How Google’s ‘Social Learning’ AI Framework Boosts Privacy‑Safe Model Training
Google’s newly unveiled “Social Learning” AI framework lets large models teach each other via natural language, improving task performance while avoiding direct use of sensitive data, and uses teacher‑student interactions, synthetic data, and instruction generation to enhance privacy‑preserving model training.
Google recently announced a new AI framework called “Social Learning”. The framework enables large models to learn from each other through natural language, claiming enhanced privacy because the learning process does not involve direct exchange of sensitive key information.
According to Google, “large models significantly improve their ability to solve specific tasks using natural language, often reaching near‑human performance. As these models increasingly support assistive agents, they can effectively learn from one another just as people do in social environments.”
In the Social Learning framework, a “student model” learns solutions to various problems from multiple “teacher models” that already know specific task solutions. Google researchers have designed tests such as spam detection, elementary math problem solving, and answering questions based on given text to evaluate the framework.

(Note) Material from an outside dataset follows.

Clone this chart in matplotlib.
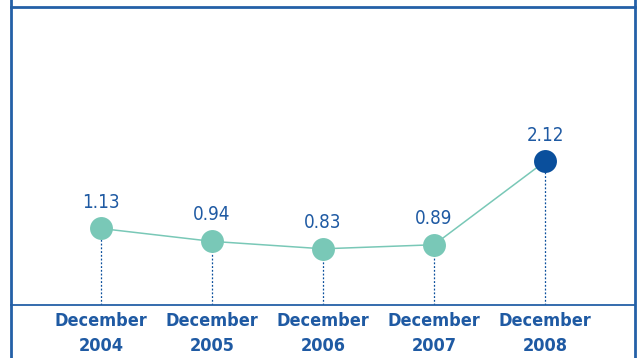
import matplotlib.pyplot as plt
from matplotlib.lines import Line2D

periods = ["December\n2004", "December\n2005", "December\n2006", "December\n2007", "December\n2008"]
values = [1.13, 0.94, 0.83, 0.89, 2.12]
value_labels = ["1.13", "0.94", "0.83", "0.89", "2.12"]

teal = "#79c8b7"
navy = "#0a4f9c"
frame = "#2460a7"
text_blue = "#1f5aa3"

W, H = 638, 358
fig = plt.figure(figsize=(W / 100, H / 100), dpi=100)

# axes area: x 11..635 px, y 7..305 px
ax = fig.add_axes([11 / W, 1 - 305 / H, 624 / W, 298 / H])
ax.set_xlim(-90 / 111, (635 - 101) / 111)
ax.set_ylim(0, 298 / 67.7)
ax.axis("off")

x = list(range(len(values)))
ax.plot(x, values, color=teal, lw=1.1, zorder=2)
for i, v in enumerate(values):
    c = navy if i == len(values) - 1 else teal
    ax.plot([i, i], [0, v], color=navy, lw=0.9, ls=(0, (1.5, 1.5)), zorder=1)
    ax.plot(i, v, "o", ms=16.5, color=c, mec="none", zorder=3)
    ax.annotate(value_labels[i], (i, v), xytext=(0, 19), textcoords="offset points",
                ha="center", va="center", fontsize=13.5, color=text_blue,
                family="DejaVu Sans", stretch="condensed")
    ax.annotate(periods[i], (i, 0), xytext=(0, -5), textcoords="offset points",
                ha="center", va="top", fontsize=13, color=text_blue, fontweight="bold",
                linespacing=1.5, family="DejaVu Sans", stretch="condensed")

# outer frame lines
lw = 2.0
fig.add_artist(Line2D([11 / W, 11 / W], [0, 1], color=frame, lw=lw))
fig.add_artist(Line2D([635 / W, 635 / W], [0, 1], color=frame, lw=lw))
fig.add_artist(Line2D([11 / W, 635 / W], [1 - 7 / H, 1 - 7 / H], color=frame, lw=lw))
fig.add_artist(Line2D([11 / W, 635 / W], [1 - 305 / H, 1 - 305 / H], color=frame, lw=1.3))

fig.savefig("out.png", dpi=100)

Researchers report that even brief training under the Social Learning framework can give student models strong task‑solving abilities. For example, in a spam‑message detection task, teacher models first learn from user‑labeled data and then guide the student model to distinguish spam from legitimate messages. This approach improves accuracy while avoiding direct use of sensitive data, thereby reducing privacy‑leakage risk.
To further strengthen privacy, teacher models can generate synthetic examples based on real datasets and share them with student models. The synthetic data are entirely different from the original data, preserving the educational effect while lowering the chance of exposing private content.
Google researchers also experimented with synthetic instructions: teacher models generate a series of instructions for a specific task, and student models learn to execute the task based on those instructions. This mirrors humans following spoken directions, and experiments show that teacher‑generated instructions boost student‑model efficiency and demonstrate strong instruction‑following capability compared with zero‑shot learning.